Early the next morning, my husband started cultivating our daughter's field.  Out among her lavender field and much to the surprise of my husband, the mother and father killdeer started with their dance, running towards then away from the tractor.  Rather than being on our place, they now were in the fence line between our daughter and us.  They sang their song of pain and spread their wings as if broken.  My husband looked to the right of the tractor and there, with little skeeter legs, were three miniature replicas of their parents running away.  Into the house my husband came, all out of breath!  Three babies!  He saw three babies!  He got the four-wheeler out of the garage, I bailed on, and we drove to our daughter's lavender.  No babies!  No mother!  No father!  No killdeer anywhere!  We wondered about the fourth egg, whether it was still in the nest unhatched.  Out to our field on the four-wheeler we went and, lo and behold, the fourth one had hatched.  Rejoice!  Rejoice!  We were so excited!  We came to the house, got something cold to drink and went out into the backyard to rejoice some more!  A couple days later, we saw the parents and three babies in our lavender field and the fourth little one--isn't there always a "Wrong Way Corrigan" in every family--in our daughter's field, running as fast as those little legs could carry them--three babies going south and one heading north.  We rejoiced that the family was whole.  Then, we apologized to the ravens, the hawks... I personally refuse to apologize to the varmints...
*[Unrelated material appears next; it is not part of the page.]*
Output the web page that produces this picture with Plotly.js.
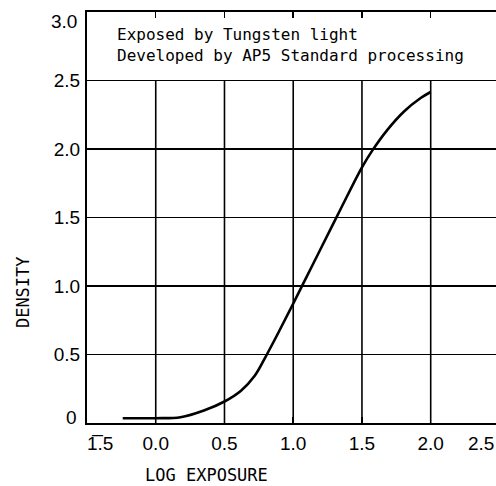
<!DOCTYPE html>
<html>
<head>
<meta charset="utf-8">
<script src="https://cdn.plot.ly/plotly-3.0.1.min.js"></script>
<style>html,body{margin:0;padding:0;background:#fff;}#chart{width:496px;height:486px;}</style>
</head>
<body>
<div id="chart"></div>
<script>
// Characteristic curve
const logExposure = [-0.24, 0.0, 0.18, 0.35, 0.50, 0.62, 0.72, 0.80, 0.90, 1.00, 1.10, 1.20, 1.345, 1.50, 1.576, 1.685, 1.806, 1.927, 2.00];
const density     = [0.035, 0.035, 0.042, 0.091, 0.157, 0.236, 0.345, 0.485, 0.675, 0.872, 1.072, 1.272, 1.562, 1.866, 1.99, 2.14, 2.274, 2.372, 2.416];

const xTickVals = [-0.5, 0.0, 0.5, 1.0, 1.5, 2.0, 2.5];
const xTickText = ["1\u0305.5", "0.0", "0.5", "1.0", "1.5", "2.0", "2.5"];
const yTickVals = [0, 0.5, 1.0, 1.5, 2.0, 2.5, 3.0];
const yTickText = ["0", "0.5", "1.0", "1.5", "2.0", "2.5", "3.0"];
const vGridVals = [0.0, 0.5, 1.0, 1.5, 2.0];
const noteLines = ["Exposed by Tungsten light", "Developed by AP5 Standard processing"];

const xRange = [-0.5, 2.475];
const yRange = [0, 3.0];
const gridTop = 2.5;

const tickFont = {family: "Liberation Sans, Arial, sans-serif", size: 19, color: "#000"};
const monoFont = {family: "DejaVu Sans Mono, monospace", size: 16, color: "#000"};

// inner ticks drawn by axis; end labels shifted inward like the reference
const xAxisText = xTickText.map((t, i) => (i === 0 || i === xTickText.length - 1) ? "" : t);
const yAxisText = yTickText.map((t, i) => (i === 0 || i === yTickText.length - 1) ? "" : t);

const shapes = vGridVals.map(v => ({
  type: "line", xref: "x", yref: "y", x0: v, x1: v, y0: yRange[0], y1: gridTop,
  line: {color: "#000", width: 1.6}, layer: "below"
}));

const xFrac = v => (v - xRange[0]) / (xRange[1] - xRange[0]);
const yFrac = v => (v - yRange[0]) / (yRange[1] - yRange[0]);

const annotations = [
  {xref: "paper", yref: "paper", x: xFrac(xTickVals[0]), y: 0, xshift: 13, yshift: -20,
   text: xTickText[0], showarrow: false, font: tickFont, xanchor: "center", yanchor: "middle"},
  {xref: "paper", yref: "paper", x: xFrac(xTickVals[xTickVals.length - 1]), y: 0, xshift: -18, yshift: -20,
   text: xTickText[xTickText.length - 1], showarrow: false, font: tickFont, xanchor: "center", yanchor: "middle"},
  {xref: "paper", yref: "paper", x: 0, y: yFrac(yTickVals[0]), xshift: -8, yshift: 6,
   text: yTickText[0], showarrow: false, font: tickFont, xanchor: "right", yanchor: "middle"},
  {xref: "paper", yref: "paper", x: 0, y: yFrac(yTickVals[yTickVals.length - 1]), xshift: -8, yshift: -9,
   text: yTickText[yTickText.length - 1], showarrow: false, font: tickFont, xanchor: "right", yanchor: "middle"},
  {xref: "paper", yref: "paper", x: 0.068, y: 0.92, text: noteLines.join("<br>"), showarrow: false,
   font: monoFont, xanchor: "left", yanchor: "middle", align: "left"},
  {xref: "paper", yref: "paper", x: -0.156, y: 0.319, text: "DENSITY", showarrow: false, textangle: -90,
   font: {family: "DejaVu Sans Mono, monospace", size: 17, color: "#000"}, xanchor: "center", yanchor: "middle"},
  {xref: "paper", yref: "paper", x: 0.293, y: -0.127, text: "LOG EXPOSURE", showarrow: false,
   font: {family: "DejaVu Sans Mono, monospace", size: 17, color: "#000"}, xanchor: "center", yanchor: "middle"}
];

const trace = {
  x: logExposure, y: density, type: "scatter", mode: "lines",
  line: {color: "#000", width: 2.6, shape: "spline", smoothing: 1},
  hoverinfo: "skip", showlegend: false, cliponaxis: false
};

const layout = {
  width: 496, height: 486,
  margin: {l: 87, r: 0, t: 12, b: 63},
  paper_bgcolor: "#fff", plot_bgcolor: "#fff",
  showlegend: false,
  xaxis: {
    range: xRange, tickmode: "array", tickvals: xTickVals, ticktext: xAxisText,
    showgrid: false, zeroline: false, showline: true, linecolor: "#000", linewidth: 2,
    mirror: "ticks", ticks: "inside", ticklen: 6, tickwidth: 1.5, tickcolor: "#000",
    tickfont: tickFont, ticklabelstandoff: 2
  },
  yaxis: {
    range: yRange, tickmode: "array", tickvals: yTickVals, ticktext: yAxisText,
    showgrid: true, gridcolor: "#000", gridwidth: 1.6, zeroline: false,
    showline: true, linecolor: "#000", linewidth: 2, mirror: false, ticks: "",
    tickfont: tickFont, ticklabelstandoff: 1
  },
  shapes: shapes,
  annotations: annotations
};

Plotly.newPlot("chart", [trace], layout, {staticPlot: true, displayModeBar: false});
</script>
</body>
</html>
I am perplexed about the shells, though.  They disappeared, not a trace of an egg shell to be found.  Someone suggested that, perhaps, the mother ate the shells for mineral content and someone else suggested that they could have disposed of the shells so a predator would not find the nest.  I did think I saw one of the killdeer deposit something resembling a piece of a shell in the pond.   However, I do not know if either of these suggestions have any merit nor if what I saw in its beak was a shell; perhaps it was something it "fished" out of the pond.  I will say that both suggestions  sound reasonable to me.  

When you visit my lavender field, I will persist you stay away from portions of Block C.  I know where a precious, young family of killdeer can be...


1 comment:

  1. She almost certainly ate them to replace the calcium that making them in the first place took out of her body.